Artificial Bee Colony (ABC) Algorithm

Resource Overview

Artificial Bee Colony (ABC) Algorithm - A Swarm Intelligence Optimization Method Inspired by Honeybee Foraging Behavior

Detailed Documentation

The Artificial Bee Colony (ABC) algorithm is a swarm intelligence optimization technique that mimics honeybee foraging behavior. It achieves global optimization through collaboration among three bee roles (employed bees, onlooker bees, and scout bees), implementing a balanced approach between exploration and exploitation.

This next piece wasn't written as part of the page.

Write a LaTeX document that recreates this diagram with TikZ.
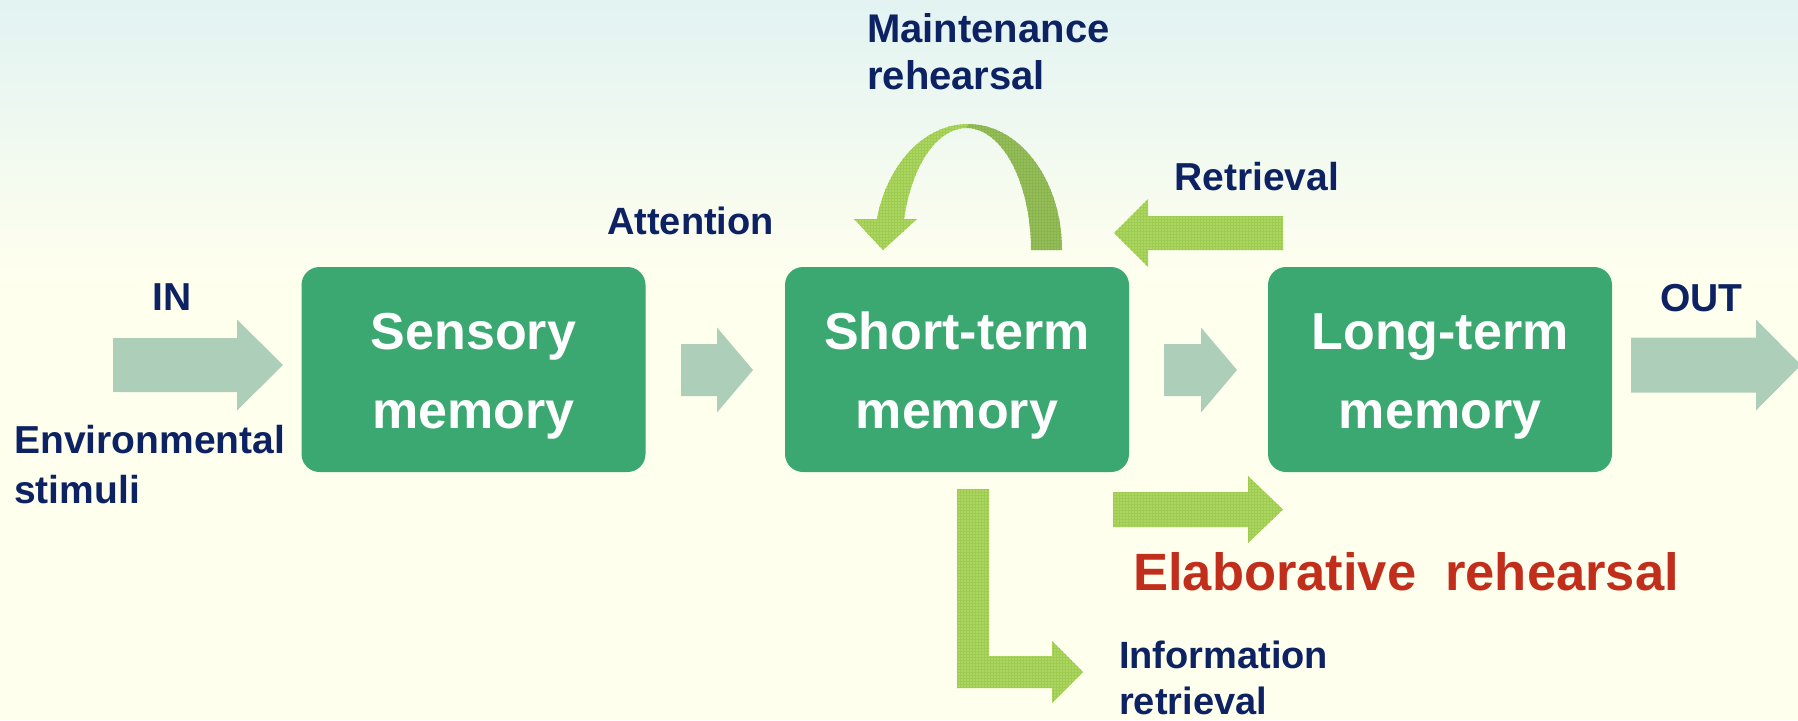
\documentclass[tikz,border=0pt]{standalone}
\usepackage{fontspec}
\setmainfont{Liberation Sans}
\usetikzlibrary{calc,patterns}
\definecolor{boxgreen}{RGB}{58,168,112}
\definecolor{paleg}{RGB}{173,207,186}
\definecolor{limeg}{RGB}{172,214,96}
\definecolor{limegrid}{RGB}{158,204,82}
\definecolor{limed}{RGB}{150,190,88}
\definecolor{limedgrid}{RGB}{138,180,80}
\definecolor{navy}{RGB}{12,34,98}
\definecolor{redt}{RGB}{194,46,28}
\definecolor{cream}{RGB}{255,255,238}
\definecolor{skyc}{RGB}{226,243,242}
\newcommand{\blockarr}[7]{%
  \fill[#1] (#2,#5-#6) -- (#3,#5-#6) -- (#3,#5-#7) -- (#4,#5) -- (#3,#5+#7) -- (#3,#5+#6) -- (#2,#5+#6) -- cycle;}
\begin{document}
\begin{tikzpicture}[x=1pt,y=-1pt,
  membox/.style={fill=boxgreen, rounded corners=18pt, minimum width=344pt, minimum height=205pt, inner sep=0pt},
  boxtxt/.style={text=white, font=\fontsize{52}{60}\selectfont\bfseries, anchor=base, inner sep=0pt},
  lbl/.style={text=navy, font=\fontsize{39}{45}\selectfont\bfseries, anchor=base west, inner sep=0pt},
  flowarrow/.style={fill=paleg},
  limearrow/.style={preaction={fill=limeg}, pattern=grid, pattern color=limegrid},
  limedark/.style={preaction={fill=limed}, pattern=grid, pattern color=limedgrid},
  ]
\useasboundingbox (0,0) rectangle (1798,720);
\fill[cream] (0,0) rectangle (1798,720);
\shade[top color=skyc, bottom color=cream] (0,0) rectangle (1798,280);

% memory boxes
\node[membox] (sm) at (473.5,369.5) {};
\node[membox] (stm) at (957,369.5) {};
\node[membox] (ltm) at (1440,369.5) {};
\node[boxtxt] (smt1) at ($(sm.center)+(0,-20.5)$) {Sensory};
\node[boxtxt] (smt2) at ($(sm.center)+(0,58.5)$) {memory};
\node[boxtxt] (stt1) at ($(stm.center)+(0,-20.5)$) {Short-term};
\node[boxtxt] (stt2) at ($(stm.center)+(0,58.5)$) {memory};
\node[boxtxt] (ltt1) at ($(ltm.center)+(0,-20.5)$) {Long-term};
\node[boxtxt] (ltt2) at ($(ltm.center)+(0,58.5)$) {memory};

% pale flow arrows
\blockarr{flowarrow}{113}{237}{283}{365}{27}{45.5}
\blockarr{flowarrow}{681}{717}{753}{370}{26}{42.5}
\blockarr{flowarrow}{1164}{1201}{1237}{370}{26}{42.5}
\blockarr{flowarrow}{1631}{1756}{1801}{365}{27.5}{45.5}

% lime arrows
\blockarr{limearrow}{1113}{1248}{1283}{509.5}{17.5}{33.5}
\blockarr{limearrow}{1283}{1148}{1114}{233}{17}{34}
\fill[limearrow] (957,489) -- (989,489) -- (989,656) -- (1052,656) -- (1052,641)
  -- (1083,672) -- (1052,703) -- (1052,688) -- (957,688) -- cycle;

% maintenance loop
\fill[limearrow] plot[domain=165.8:90, samples=40, variable=\t] ({968+94*cos(\t)},{250-126*sin(\t)})
  -- plot[domain=90:165.3, samples=40, variable=\t] ({966.5+64.5*cos(\t)},{250-122*sin(\t)}) -- cycle;
\fill[limedark] plot[domain=90:0, samples=40, variable=\t] ({968+94*cos(\t)},{250-126*sin(\t)})
  -- plot[domain=0:90, samples=40, variable=\t] ({966.5+64.5*cos(\t)},{250-122*sin(\t)}) -- cycle;
\fill[limearrow] (854,219) -- (917,219) -- (883,250) -- cycle;

% labels
\node[lbl] (in) at (152,310) {IN};
\node[lbl] (env1) at (14,453) {Environmental};
\node[lbl] (env2) at (14,503) {stimuli};
\node[lbl, font=\fontsize{38}{45}\selectfont\bfseries] (att) at (607,234) {Attention};
\node[lbl, font=\fontsize{40}{45}\selectfont\bfseries] (mr1) at (867,42) {Maintenance};
\node[lbl, font=\fontsize{40}{45}\selectfont\bfseries] (mr2) at (867,89) {rehearsal};
\node[lbl] (ret) at (1174,190) {Retrieval};
\node[lbl] (out) at (1660,311) {OUT};
\node[lbl, text=redt, font=\fontsize{52.5}{60}\selectfont\bfseries] (elab) at (1133,590) {Elaborative\ \ rehearsal};
\node[lbl, font=\fontsize{38}{45}\selectfont\bfseries] (inf1) at (1119,668) {Information};
\node[lbl, font=\fontsize{38}{45}\selectfont\bfseries] (inf2) at (1119,714) {retrieval};
\end{tikzpicture}
\end{document}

Employed Bee Phase: Each employed bee corresponds to a candidate solution and performs random searches near its current solution. The algorithm compares fitness values between old and new solutions, retaining the better one through a greedy selection process - similar to local exploitation. If no improvement occurs, a "failure counter" is incremented for that solution. In code implementation, this typically involves generating new solutions using the formula: v_ij = x_ij + φ_ij*(x_ij - x_kj), where φ is a random number in [-1,1] and k ≠ i.

Onlooker Bee Phase: Onlooker bees select solutions based on their quality (fitness values) using probability-based selection mechanisms. They perform local perturbation searches on chosen solutions, employing roulette wheel selection where better solutions have higher selection probabilities. This mechanism ensures quality solutions receive more optimization opportunities while maintaining exploration-exploitation balance. The probability calculation typically uses: p_i = fit_i / Σfit_n, where fit_i represents the fitness of solution i.

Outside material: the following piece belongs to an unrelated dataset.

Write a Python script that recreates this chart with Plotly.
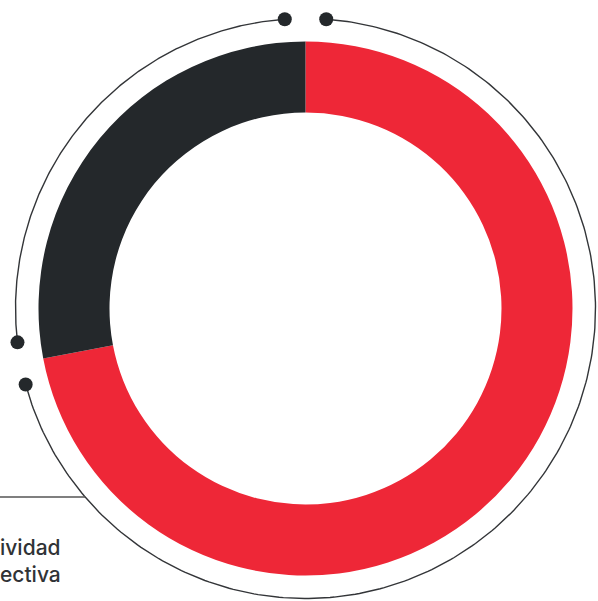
import numpy as np
import plotly.graph_objects as go

labels = ["Rojo", "Negro"]
values = [72, 28]
colors = ["#EE2737", "#24282B"]
text_lines = ["ividad", "ectiva"]

W, H = 598, 601
cx, cy = 305.5, 308.5
R_out = 267
R_in = 196
R_ring = 290

fig = go.Figure()

fig.add_trace(go.Pie(
    labels=labels, values=values, hole=R_in / R_out, sort=False,
    direction="clockwise", rotation=0,
    marker=dict(colors=colors, line=dict(width=0)),
    textinfo="none", hoverinfo="skip", showlegend=False,
    domain=dict(x=[(cx - R_out) / W, (cx + R_out) / W],
                y=[(H - cy - R_out) / H, (H - cy + R_out) / H]),
))

def arc(t0, t1, n=300):
    t = np.radians(np.linspace(t0, t1, n))
    return cx + R_ring * np.cos(t), cy - R_ring * np.sin(t)

# ring arcs (decoration)
ax1, ay1 = arc(85.9, -164.8)
ax2, ay2 = arc(94.1, 186.7)
for xs, ys in [(ax1, ay1), (ax2, ay2)]:
    fig.add_trace(go.Scatter(x=xs, y=ys, mode="lines",
                             line=dict(color="#333538", width=1.4),
                             hoverinfo="skip", showlegend=False))
# dots at arc ends
dx = [ax1[0], ax1[-1], ax2[0], ax2[-1]]
dy = [ay1[0], ay1[-1], ay2[0], ay2[-1]]
fig.add_trace(go.Scatter(x=dx, y=dy, mode="markers",
                         marker=dict(size=14, color="#24282B"),
                         hoverinfo="skip", showlegend=False))
# leader line
yl = 497
xl = cx - np.sqrt(R_ring**2 - (yl - cy)**2)
fig.add_trace(go.Scatter(x=[0, xl], y=[yl, yl], mode="lines",
                         line=dict(color="#555555", width=1.5),
                         hoverinfo="skip", showlegend=False))

fig.add_annotation(x=0, y=561, xref="x", yref="y", xanchor="left", yanchor="middle",
                   text="<br>".join(text_lines), showarrow=False, align="left",
                   xshift=-2,
                   font=dict(family="Inter", size=21, color="#303336", weight=500))

fig.update_layout(
    width=W, height=H, margin=dict(l=0, r=0, t=0, b=0),
    paper_bgcolor="white", plot_bgcolor="white",
    xaxis=dict(range=[0, W], visible=False, fixedrange=True),
    yaxis=dict(range=[H, 0], visible=False, fixedrange=True),
)
fig.write_html("out.html", config={"displayModeBar": False},
               post_script="document.body.style.margin='0';")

Scout Bee Phase: When a solution shows no improvement beyond a predetermined threshold (failure counter exceeds limit), the corresponding employed bee becomes a scout bee. It abandons the current solution and randomly generates a new one, enabling the algorithm to escape local optima and enhance global exploration capabilities. This phase is crucial for maintaining population diversity and can be implemented using random reinitialization within the search space boundaries.

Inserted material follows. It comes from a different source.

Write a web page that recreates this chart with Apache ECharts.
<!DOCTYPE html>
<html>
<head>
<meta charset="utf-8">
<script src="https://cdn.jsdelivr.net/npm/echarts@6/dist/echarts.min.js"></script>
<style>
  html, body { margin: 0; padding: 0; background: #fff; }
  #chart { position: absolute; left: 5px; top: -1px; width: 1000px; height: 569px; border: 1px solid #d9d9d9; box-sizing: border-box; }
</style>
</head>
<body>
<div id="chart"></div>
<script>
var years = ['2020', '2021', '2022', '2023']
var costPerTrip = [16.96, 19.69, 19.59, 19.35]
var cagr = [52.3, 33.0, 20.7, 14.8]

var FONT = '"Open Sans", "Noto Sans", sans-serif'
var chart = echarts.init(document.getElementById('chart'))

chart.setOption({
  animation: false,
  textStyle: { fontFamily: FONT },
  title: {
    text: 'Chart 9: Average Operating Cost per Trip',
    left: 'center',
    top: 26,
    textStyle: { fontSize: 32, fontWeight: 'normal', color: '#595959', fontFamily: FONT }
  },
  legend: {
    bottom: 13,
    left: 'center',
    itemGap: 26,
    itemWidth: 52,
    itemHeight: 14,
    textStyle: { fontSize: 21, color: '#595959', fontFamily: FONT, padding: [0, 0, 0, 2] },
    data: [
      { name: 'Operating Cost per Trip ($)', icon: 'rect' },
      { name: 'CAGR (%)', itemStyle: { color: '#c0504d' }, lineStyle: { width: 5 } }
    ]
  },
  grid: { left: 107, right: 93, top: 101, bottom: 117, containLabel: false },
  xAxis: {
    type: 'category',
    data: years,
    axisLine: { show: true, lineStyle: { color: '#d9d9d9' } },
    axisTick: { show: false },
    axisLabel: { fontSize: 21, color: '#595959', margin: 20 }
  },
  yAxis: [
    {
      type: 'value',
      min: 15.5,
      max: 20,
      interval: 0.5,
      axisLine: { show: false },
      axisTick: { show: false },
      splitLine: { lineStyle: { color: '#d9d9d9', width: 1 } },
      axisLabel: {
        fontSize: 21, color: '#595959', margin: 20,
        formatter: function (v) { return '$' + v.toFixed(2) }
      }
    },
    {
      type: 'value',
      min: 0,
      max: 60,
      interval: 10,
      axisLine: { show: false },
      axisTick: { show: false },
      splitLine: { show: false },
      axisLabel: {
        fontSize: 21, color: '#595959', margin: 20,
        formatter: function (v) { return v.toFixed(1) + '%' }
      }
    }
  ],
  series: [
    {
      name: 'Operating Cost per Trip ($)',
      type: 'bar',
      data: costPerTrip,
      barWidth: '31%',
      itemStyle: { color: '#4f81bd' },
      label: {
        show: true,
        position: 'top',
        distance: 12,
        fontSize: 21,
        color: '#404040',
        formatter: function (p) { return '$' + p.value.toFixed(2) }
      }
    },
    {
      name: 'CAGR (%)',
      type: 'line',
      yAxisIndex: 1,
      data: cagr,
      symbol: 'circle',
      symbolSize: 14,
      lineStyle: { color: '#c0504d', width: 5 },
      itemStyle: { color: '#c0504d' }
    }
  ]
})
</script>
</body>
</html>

The ABC algorithm effectively coordinates local search and global exploration through role specialization and dynamic transitions. It's particularly suitable for continuous optimization problems, including function optimization, neural network training, engineering design, and parameter tuning applications. The algorithm's simplicity, minimal control parameters, and strong optimization performance make it popular for various real-world optimization scenarios.